Definition: Time Series Database
A time series database (TSDB) is a specialized database type designed specifically for handling time-stamped or time-series data. Time series data are measurements or events that are tracked, monitored, recorded, and collected over time at specific intervals. Given their design, time series databases are optimized for handling large volumes of sequential data and are essential for applications that require extensive analysis of time-based data.
Understanding Time Series Databases
Time series data is ubiquitous, found in various fields such as finance (stock prices, economic indicators), meteorology (weather data), industrial applications (sensor data, machine performance), and web analytics (user interactions, traffic data). The primary characteristic that distinguishes time series data from other types of data is that it is time-stamped.
Key Features of Time Series Databases
Time series databases are built to efficiently collect, store, and retrieve sequences of values over time. Here are some of the core features that make TSDBs ideal for handling time-based data:
- Data Storage and Compression: TSDBs use various optimization techniques for data compression, reducing storage requirements while maintaining fast access speeds.
- Time-stamped Data Entries: Each data entry in a TSDB is associated with a timestamp, which is a critical aspect of the data schema in these databases.
- High Write Throughput: These databases support high throughput for recording data, accommodating the high velocity at which data streams into the database in real-time applications.
- Query Efficiency: TSDBs provide efficient querying mechanisms for time-based queries, such as aggregations and windowing functions over specified time intervals.
- Data Retention Policies: They often include features to manage data retention, automatically deleting old data or moving it to cheaper, slower storage according to predefined rules.
- Real-time Processing: Many TSDBs are capable of real-time data processing, which is crucial for monitoring and alerting based on live data streams.
Benefits of Using Time Series Databases
Utilizing a time series database offers several advantages, particularly in scenarios involving large sets of time-stamped data:
- Improved Performance: TSDBs are tailored to deal with sequences of data indexed by time, which allows for faster and more efficient data insertion and querying compared to traditional databases.
- Scalability: Many time series databases are designed to handle the ingestion of millions of data points per second, scaling effectively as data volume grows.
- Better Insights and Analytics: The ability to handle large volumes of chronological data enables more complex queries and analytics, which can lead to better insights and decision-making.
- Cost Efficiency: By optimizing data storage and retrieval, TSDBs can reduce the cost of data management, especially in data-intensive applications.
Uses of Time Series Databases
The functionality of time series databases can be leveraged in various applications:
- Financial Sector: They are extensively used in the financial industry to track changes in stock prices, transactions, and economic metrics over time.

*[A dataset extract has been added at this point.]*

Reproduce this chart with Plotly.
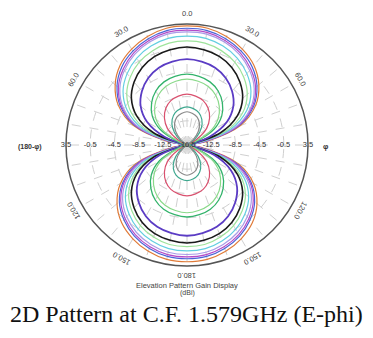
import math
import plotly.graph_objects as go

# angles (deg, clockwise from top) for the right half of each pattern
theta_right = [0, 10, 20, 30, 40, 50, 60, 70, 80, 90, 100, 110, 120, 130, 140, 150, 160, 170, 180]

# gain values (dBi), one list per curve (right half, 0..180 deg)
g_orange = [3.2, 3.1, 2.6, 1.8, 0.7, -1.0, -3.4, -7.1, -13.5, -16.5, -13.9, -7.5, -3.8, -1.4, 0.3, 1.4, 2.2, 2.7, 2.8]
g_blue = [2.8, 2.7, 2.2, 1.4, 0.3, -1.4, -3.8, -7.5, -13.9, -16.5, -14.4, -8.0, -4.3, -1.9, -0.3, 0.9, 1.7, 2.2, 2.3]
g_magenta = [2.5, 2.4, 1.9, 1.1, -0.1, -1.7, -4.1, -7.8, -14.2, -16.5, -14.7, -8.3, -4.6, -2.2, -0.6, 0.6, 1.4, 1.9, 2.0]
g_violet = [2.2, 2.1, 1.6, 0.8, -0.4, -2.0, -4.4, -8.1, -14.5, -16.5, -15.1, -8.7, -5.0, -2.6, -1.0, 0.2, 1.0, 1.5, 1.6]
g_cyan = [1.5, 1.4, 0.9, 0.1, -1.1, -2.7, -5.1, -8.8, -15.2, -16.5, -15.7, -9.3, -5.6, -3.2, -1.6, -0.4, 0.4, 0.9, 1.0]
g_ltgreen = [0.7, 0.6, 0.1, -0.7, -1.9, -3.5, -5.9, -9.6, -16.0, -16.5, -16.4, -10.0, -6.3, -3.9, -2.3, -1.1, -0.3, 0.2, 0.3]
g_black = [-0.3, -0.5, -0.9, -1.7, -2.9, -4.5, -6.9, -10.6, -16.5, -16.5, -16.5, -10.6, -6.9, -4.5, -2.9, -1.7, -0.9, -0.5, -0.3]
g_purple = [-2.3, -2.5, -2.9, -3.7, -4.9, -6.5, -8.9, -12.6, -16.5, -16.5, -16.5, -11.8, -8.1, -5.7, -4.1, -2.9, -2.1, -1.7, -1.5]
g_green = [-4.8, -5.0, -5.4, -6.2, -7.4, -9.0, -11.4, -15.1, -16.5, -16.5, -16.5, -14.9, -11.2, -8.8, -7.2, -6.0, -5.2, -4.8, -4.6]
g_ltgreen2 = [-5.6, -5.8, -6.2, -7.0, -8.2, -9.8, -12.2, -15.9, -16.5, -16.5, -16.5, -15.6, -11.9, -9.5, -7.9, -6.7, -5.9, -5.5, -5.3]
g_red = [-8.1, -8.3, -8.7, -9.5, -10.7, -12.3, -14.7, -16.5, -16.5, -16.5, -16.5, -16.5, -14.7, -12.3, -10.7, -9.5, -8.7, -8.3, -8.1]
g_teal = [-10.2, -10.4, -10.8, -11.6, -12.8, -14.4, -16.5, -16.5, -16.5, -16.5, -16.5, -16.5, -16.5, -14.8, -13.2, -12.0, -11.2, -10.8, -10.6]
g_gray = [-11.0, -11.2, -11.6, -12.4, -13.6, -15.2, -16.5, -16.5, -16.5, -16.5, -16.5, -16.5, -16.5, -15.7, -14.1, -12.9, -12.1, -11.7, -11.5]

series = [
    (g_orange, "#e07b39", 1.2),
    (g_blue, "#4a63d8", 1.2),
    (g_magenta, "#b44bc8", 1.2),
    (g_violet, "#a99be8", 1.2),
    (g_cyan, "#63cfe0", 1.2),
    (g_ltgreen, "#9ee39b", 1.2),
    (g_black, "#1a1a1a", 1.6),
    (g_purple, "#5b3cc4", 1.8),
    (g_green, "#33b36b", 1.3),
    (g_ltgreen2, "#8ad98a", 1.2),
    (g_red, "#d9506e", 1.2),
    (g_teal, "#3fa88f", 1.2),
    (g_gray, "#8a8a8a", 1.2),
]

radial_ticks = [3.5, -0.5, -4.5, -8.5, -12.5]
center_tick = -16.5
r_min, r_max = -16.5, 3.5

angle_ticks = [0, 30, 60, 120, 150, 180, 210, 240, 300, 330]
angle_labels = ["0.0", "30.0", "60.0", "120.0", "150.0", "180.0", "150.0", "120.0", "60.0", "30.0"]

fig = go.Figure()

for vals, col, w in series:
    th = theta_right + [360 - t for t in reversed(theta_right[:-1])]
    rr = vals + list(reversed(vals[:-1]))
    fig.add_trace(go.Scatterpolar(
        theta=th, r=rr, mode="lines",
        line=dict(color=col, width=w, shape="spline", smoothing=1),
        hoverinfo="skip", showlegend=False))

# radial value labels on both sides of the horizontal axis
lab_theta = [270] * len(radial_ticks) + [90] * len(radial_ticks) + [90]
lab_r = radial_ticks + radial_ticks + [center_tick]
lab_text = [f"{v:.1f}" for v in lab_r]
fig.add_trace(go.Scatterpolar(
    theta=lab_theta, r=lab_r, mode="text", text=lab_text,
    textposition="middle center", cliponaxis=False,
    textfont=dict(family="Liberation Sans", size=7.5, color="#333333"),
    hoverinfo="skip", showlegend=False))

# geometry of the polar area on the page (pixels)
W, H = 373, 338
cx, cy, R = 187, 145, 121

fig.update_layout(
    width=W, height=H,
    margin=dict(l=0, r=0, t=0, b=0),
    paper_bgcolor="white",
    showlegend=False,
    polar=dict(
        domain=dict(x=[(cx - R) / W, (cx + R) / W], y=[(H - cy - R) / H, (H - cy + R) / H]),
        bgcolor="white",
        angularaxis=dict(
            rotation=90, direction="clockwise",
            tickmode="array", tickvals=list(range(0, 360, 10)),
            showticklabels=False, ticks="",
            showgrid=True, gridcolor="#d0d0d0", gridwidth=0.8, griddash="dash",
            showline=True, linecolor="#555555", linewidth=1.5,
        ),
        radialaxis=dict(
            range=[r_min, r_max],
            tickmode="array", tickvals=radial_ticks,
            showticklabels=False, ticks="",
            showgrid=True, gridcolor="#cfcfcf", gridwidth=0.8, griddash="dash",
            showline=False,
        ),
    ),
)

annotations = []
RL = 131
for a, t in zip(angle_ticks, angle_labels):
    ang = math.radians(a)
    px = cx + RL * math.sin(ang)
    py = cy - RL * math.cos(ang)
    ta = a if a <= 180 else a - 360
    annotations.append(dict(
        x=px / W, y=1 - py / H, xref="paper", yref="paper",
        text=t, showarrow=False, textangle=ta,
        xanchor="center", yanchor="middle",
        font=dict(family="Liberation Sans", size=7.5, color="#444444")))

annotations += [
    dict(x=30 / W, y=1 - 147 / H, xref="paper", yref="paper", text="<b>(180-φ)</b>",
         showarrow=False, xanchor="center", yanchor="middle",
         font=dict(family="Liberation Sans", size=7, color="#333333")),
    dict(x=326 / W, y=1 - 146 / H, xref="paper", yref="paper", text="<b>φ</b>",
         showarrow=False, xanchor="center", yanchor="middle",
         font=dict(family="Liberation Sans", size=7.5, color="#333333")),
    dict(x=187 / W, y=1 - 285 / H, xref="paper", yref="paper", text="Elevation Pattern Gain Display",
         showarrow=False, xanchor="center", yanchor="middle",
         font=dict(family="Liberation Sans", size=7.5, color="#444444")),
    dict(x=187 / W, y=1 - 293 / H, xref="paper", yref="paper", text="(dBi)",
         showarrow=False, xanchor="center", yanchor="middle",
         font=dict(family="Liberation Sans", size=7, color="#444444")),
    dict(x=186 / W, y=1 - 314 / H, xref="paper", yref="paper", text="2D Pattern at C.F. 1.579GHz (E-phi)",
         showarrow=False, xanchor="center", yanchor="middle",
         font=dict(family="Liberation Serif", size=24, color="#111111")),
]
fig.update_layout(annotations=annotations)

fig.write_html("out.html")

- Internet of Things (IoT): In IoT applications, TSDBs manage data collected from multiple sensors installed across different locations.

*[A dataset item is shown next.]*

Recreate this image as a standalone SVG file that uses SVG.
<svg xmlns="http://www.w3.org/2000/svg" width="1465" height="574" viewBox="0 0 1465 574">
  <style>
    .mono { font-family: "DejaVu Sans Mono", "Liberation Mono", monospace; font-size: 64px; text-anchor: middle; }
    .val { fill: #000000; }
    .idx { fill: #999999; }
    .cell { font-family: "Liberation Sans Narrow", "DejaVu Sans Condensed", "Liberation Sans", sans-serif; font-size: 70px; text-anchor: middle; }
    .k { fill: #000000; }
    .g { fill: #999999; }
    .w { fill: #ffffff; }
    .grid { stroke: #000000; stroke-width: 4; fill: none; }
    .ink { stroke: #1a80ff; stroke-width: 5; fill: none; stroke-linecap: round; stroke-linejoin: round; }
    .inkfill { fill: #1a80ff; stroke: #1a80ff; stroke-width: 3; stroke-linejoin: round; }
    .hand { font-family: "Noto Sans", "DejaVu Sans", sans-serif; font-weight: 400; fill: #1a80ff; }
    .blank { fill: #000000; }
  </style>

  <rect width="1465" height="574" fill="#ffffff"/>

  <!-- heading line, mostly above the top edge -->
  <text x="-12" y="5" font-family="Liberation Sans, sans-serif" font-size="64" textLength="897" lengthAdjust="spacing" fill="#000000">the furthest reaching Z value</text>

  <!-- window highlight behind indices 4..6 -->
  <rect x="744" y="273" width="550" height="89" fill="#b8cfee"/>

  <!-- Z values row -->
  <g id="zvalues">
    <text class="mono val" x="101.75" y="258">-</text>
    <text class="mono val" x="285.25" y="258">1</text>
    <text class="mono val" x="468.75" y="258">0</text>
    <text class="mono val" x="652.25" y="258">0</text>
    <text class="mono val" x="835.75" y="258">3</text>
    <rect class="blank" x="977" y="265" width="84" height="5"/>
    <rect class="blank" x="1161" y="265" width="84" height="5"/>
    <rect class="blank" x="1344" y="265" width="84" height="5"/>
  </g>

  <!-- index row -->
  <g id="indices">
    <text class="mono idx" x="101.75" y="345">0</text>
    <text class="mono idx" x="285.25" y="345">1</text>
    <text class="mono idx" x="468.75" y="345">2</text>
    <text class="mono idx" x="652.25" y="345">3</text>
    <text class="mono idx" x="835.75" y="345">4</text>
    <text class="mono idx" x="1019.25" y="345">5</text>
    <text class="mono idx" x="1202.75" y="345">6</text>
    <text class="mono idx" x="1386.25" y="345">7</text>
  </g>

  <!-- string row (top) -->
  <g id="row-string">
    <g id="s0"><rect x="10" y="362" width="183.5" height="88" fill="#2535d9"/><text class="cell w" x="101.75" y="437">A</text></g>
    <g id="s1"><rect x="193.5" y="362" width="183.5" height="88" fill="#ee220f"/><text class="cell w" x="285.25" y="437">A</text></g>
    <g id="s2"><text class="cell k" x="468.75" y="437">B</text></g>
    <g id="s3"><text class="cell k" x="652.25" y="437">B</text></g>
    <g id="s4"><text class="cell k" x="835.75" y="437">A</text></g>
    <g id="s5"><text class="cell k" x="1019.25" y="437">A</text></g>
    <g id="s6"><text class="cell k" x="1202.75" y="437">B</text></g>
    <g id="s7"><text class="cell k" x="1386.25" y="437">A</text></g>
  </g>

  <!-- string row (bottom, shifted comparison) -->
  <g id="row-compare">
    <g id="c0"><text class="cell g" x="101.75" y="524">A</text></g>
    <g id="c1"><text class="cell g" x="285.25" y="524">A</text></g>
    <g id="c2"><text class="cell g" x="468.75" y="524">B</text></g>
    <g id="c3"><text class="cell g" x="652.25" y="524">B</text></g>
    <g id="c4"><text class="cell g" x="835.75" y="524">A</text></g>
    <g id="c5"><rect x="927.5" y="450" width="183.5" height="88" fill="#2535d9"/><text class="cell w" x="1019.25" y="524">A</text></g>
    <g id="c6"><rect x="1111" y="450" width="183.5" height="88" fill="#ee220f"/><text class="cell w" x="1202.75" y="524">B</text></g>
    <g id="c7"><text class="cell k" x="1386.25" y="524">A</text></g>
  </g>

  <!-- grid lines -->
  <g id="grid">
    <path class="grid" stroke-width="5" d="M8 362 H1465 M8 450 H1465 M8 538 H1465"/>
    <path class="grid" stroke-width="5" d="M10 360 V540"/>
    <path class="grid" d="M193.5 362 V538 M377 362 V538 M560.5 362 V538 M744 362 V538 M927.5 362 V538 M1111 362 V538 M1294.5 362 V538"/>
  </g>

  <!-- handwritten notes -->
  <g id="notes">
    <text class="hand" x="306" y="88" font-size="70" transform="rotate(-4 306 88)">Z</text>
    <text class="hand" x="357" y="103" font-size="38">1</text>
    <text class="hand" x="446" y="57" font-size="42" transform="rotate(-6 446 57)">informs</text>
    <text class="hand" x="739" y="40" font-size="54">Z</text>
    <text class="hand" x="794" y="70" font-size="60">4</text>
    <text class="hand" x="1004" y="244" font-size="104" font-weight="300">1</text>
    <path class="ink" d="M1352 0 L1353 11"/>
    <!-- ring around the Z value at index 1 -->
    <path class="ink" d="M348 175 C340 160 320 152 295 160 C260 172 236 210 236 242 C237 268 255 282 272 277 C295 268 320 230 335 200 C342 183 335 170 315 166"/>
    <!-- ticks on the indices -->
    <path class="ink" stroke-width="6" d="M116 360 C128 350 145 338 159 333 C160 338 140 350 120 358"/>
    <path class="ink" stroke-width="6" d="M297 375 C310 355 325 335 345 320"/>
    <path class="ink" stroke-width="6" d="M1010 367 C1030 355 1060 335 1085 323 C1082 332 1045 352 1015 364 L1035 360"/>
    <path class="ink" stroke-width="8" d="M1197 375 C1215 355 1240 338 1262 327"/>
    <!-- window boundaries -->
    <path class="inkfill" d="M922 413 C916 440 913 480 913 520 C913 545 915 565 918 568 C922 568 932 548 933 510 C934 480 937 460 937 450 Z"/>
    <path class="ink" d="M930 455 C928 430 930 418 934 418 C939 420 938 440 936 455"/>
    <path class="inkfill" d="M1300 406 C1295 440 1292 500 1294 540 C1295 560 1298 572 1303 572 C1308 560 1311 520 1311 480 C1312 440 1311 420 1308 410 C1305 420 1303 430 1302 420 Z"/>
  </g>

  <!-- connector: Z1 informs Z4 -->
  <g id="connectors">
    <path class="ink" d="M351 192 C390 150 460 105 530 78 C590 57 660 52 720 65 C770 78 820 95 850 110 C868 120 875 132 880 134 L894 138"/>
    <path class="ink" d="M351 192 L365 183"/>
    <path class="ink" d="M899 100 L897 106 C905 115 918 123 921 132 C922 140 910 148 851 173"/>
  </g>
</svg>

- Performance Monitoring: TSDBs are crucial in monitoring network and application performance over time, helping in identifying trends and potential issues.
- Energy Sector: They track energy consumption and production metrics in real time, aiding in the management and forecasting of energy needs.
Frequently Asked Questions Related to Time Series Database
What distinguishes a time series database from a traditional database?
Time series databases are optimized specifically for handling sequential data indexed by time, which makes them more efficient for scenarios where time-stamped data is continuously generated and queried.
How does a time series database handle high data volumes?
TSDBs use techniques like data compression and efficient indexing to manage high volumes of data, maintaining high performance even under heavy loads.
Can time series databases be used for real-time processing?
Yes, many time series databases are designed to support real-time data ingestion and querying, making them ideal for applications that require immediate data analysis and decision-making.
What are some common use cases of time series databases?
Common uses include financial market monitoring, IoT device data management, performance monitoring, and real-time analytics in various sectors such as healthcare, energy, and logistics.
How do time series databases manage data retention?
They typically include mechanisms to automatically expire and delete old data, or migrate it to less expensive storage solutions based on age and relevance.
What types of queries are most efficient on a time series database?
Time-based aggregations, sequential scanning, and range queries are highly efficient on TSDBs, due to their optimization for time-stamped data.
How do time series databases ensure scalability?
Through architecture that supports horizontal scaling and efficient data partitioning, TSDBs can manage increasing amounts of data without significant drops in performance.
What impact does the use of a time series database have on business analytics?
By enabling real-time data analysis and providing capabilities for complex data queries, TSDBs help businesses make informed decisions faster, leveraging timely data insights.